Asociamos el verano, desde antiguo, con la abundancia, con la saciedad, con la alegría. También con el amor y la juventud. Por eso en las canciones veraniegas abundan los ritmos vivaces y los registros elevados. Cualquiera en cualquier parte del mundo puede reconocer esos ritmos por el tono y la cadencia, más allá del idioma o la cultura. La música es —qué envidia— un lenguaje universal, unificador, que no necesita intérpretes para ser perfectamente comprensible. La danza es a menudo un ritual de seducción, una promesa, pero también un lenguaje grupal.

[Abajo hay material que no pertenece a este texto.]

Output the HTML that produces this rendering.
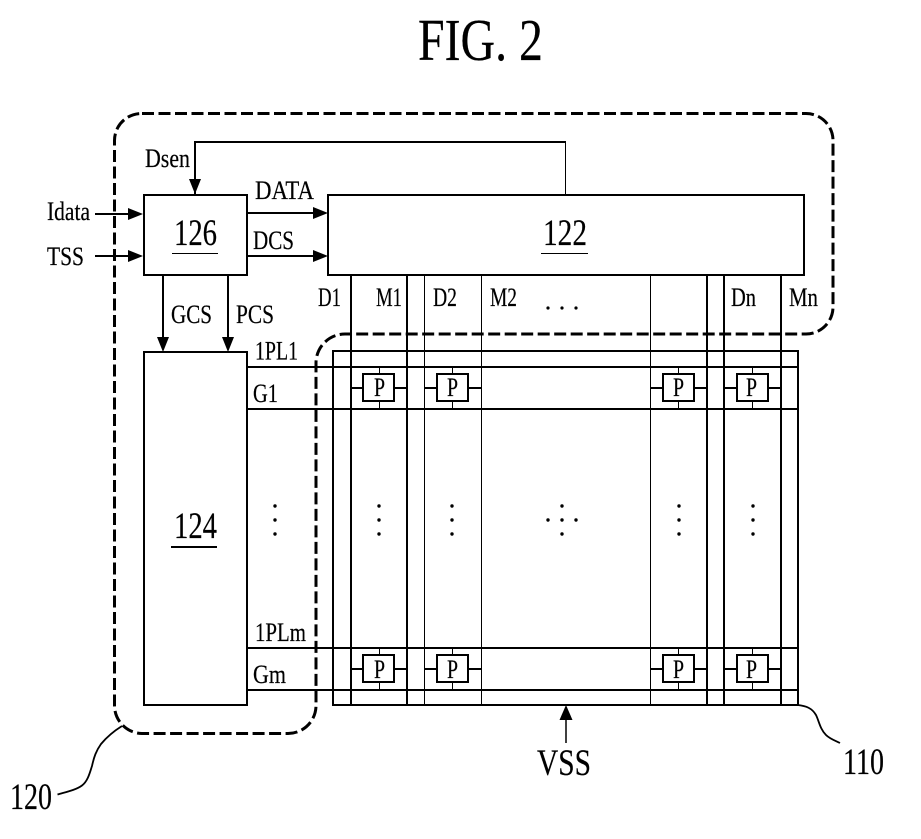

Es la voz de lo innato, tan fascinante como misteriosa. Provoca —también está demostrado— más conmoción que otras manifestaciones artísticas, como las visuales. Genera tensiones emocionales que nos llevan a lo que los griegos llamaron catarsis, el efecto regenerador y transformador del arte sobre quien lo recibe. La repetición de un ritmo altera nuestras conciencias, y puede provocar incluso estados de trance y pérdida de control. Y sabido es que los seres humanos —más cuanto más jóvenes—, precisamos también de estos excesos. También en eso late lo ancestral, lo primero que fuimos sobre el mundo.

De modo que bienvenido sea una vez más todo ello. Cantemos, bailemos y sintámonos parte de algo maravilloso. Y disfrutemos del tiempo de la abundancia y la alegría que la música hace inalterables.